Ça commence par une noce chez les riches...
C'est pratique, justement: l'auteur exploite le chapitre consacré au mariage de Jean-Baptiste et de Christelle comme une scène d'exposition. Les fausses notes grinçantes s'accumulent dans cette noce qu'on aurait voulue sans nuage: un père alcoolique et démissionnaire, des réflexions piquantes qui sortent tout naturellement, un malaise comme annonce de quelques chose de plus grave.

Et comme dans toute bonne scène d'exposition, il y a là plus d'un personnage que le lecteur retrouvera par la suite. En particulier, émerge ici la personne de Yolande, la femme libre qui a coupé les ponts et joue un rôle de Cassandre qu'on ne veut guère entendre. On peut la trouver dérangeante, mais l'auteur en fait une porteuse de vérité dans un contexte familial dysfonctionnel.

Ainsi, alors qu'on pourrait penser que la description d'une noce de gens aisés à laquelle on n'est pas personnellement invité est des plus ennuyeuses, l'écrivain la rend utile et captivante en y semant les graines des arguments de son roman.

... et ce n'est pas mieux dans le monde des arts
Du côté de Fabienne et Barthélemy, ça cogne aussi, autour d'une histoire d'amour trop vite amorcée, sans qu'on fasse vraiment connaissance. Actif comme éclairagiste, Barthélemy cogne aussi, se montre d'une jalousie maladive, anormale. Il aime que Fabienne soit à l'heure, aussi... Et la fumette, pourtant censée détendre, n'arrange rien.

... Fabienne, qui a un chat, justement – d'où le titre. On relève que s'il est porteur de paix pour l'un des personnages (Nathan, le fils de Jean-Baptiste et Christelle) et qu'il constitue le lien entre deux ménages qui n'ont a priori rien de commun, il porte lui aussi un nom aux connotations violentes: il s'appelle Glaïeul, ce qui fait immanquablement penser au glaive (gladius) romain.
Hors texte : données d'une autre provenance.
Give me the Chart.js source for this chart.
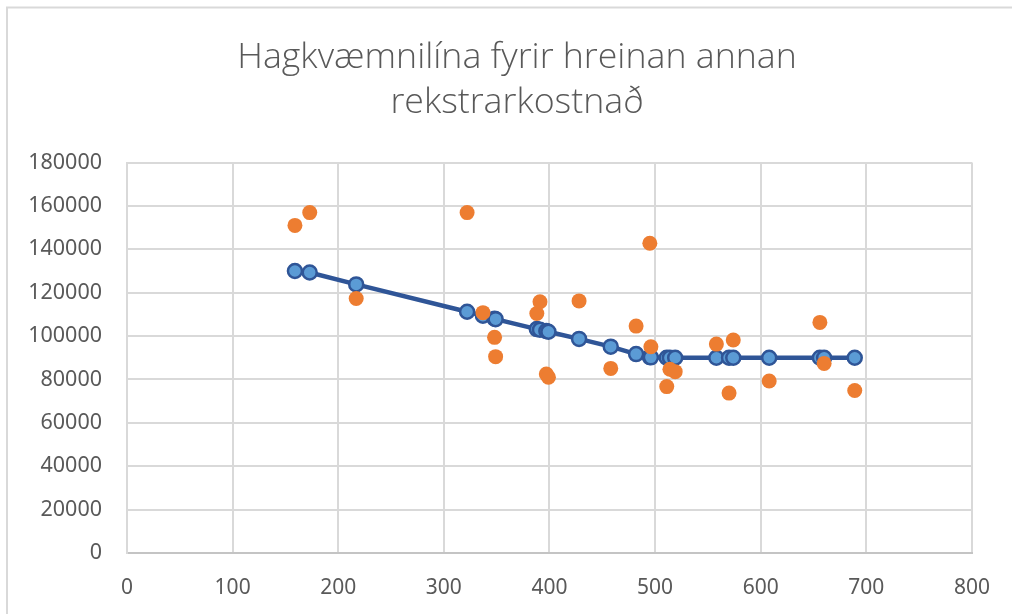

Barthélemy cherche cependant à se sortir de cette violence qu'il semble ne pas aimer, allant jusqu'à entrer aux Violents anonymes. Bel effort, effort sincère? En tout, cas, c'est trop tard sans doute...

La violence domestique, une généalogie
Fictifs ou non, ces "Violents anonymes" sont l'un des aspects que l'auteur entend mettre en évidence autour du phénomène détestable de la violence domestique: peut-on s'en sortir? En écho, le lecteur trouve une de ces maisons où les victimes sont accueillies – en l'occurrence, Fabienne y passe, et l'auteur dessine avec finesse les atermoiements de la jeune femme, les mensonges qu'elle s'adresse à elle-même pour préserver une situation insatisfaisante mais rassurante: il en coûte de faire le pas.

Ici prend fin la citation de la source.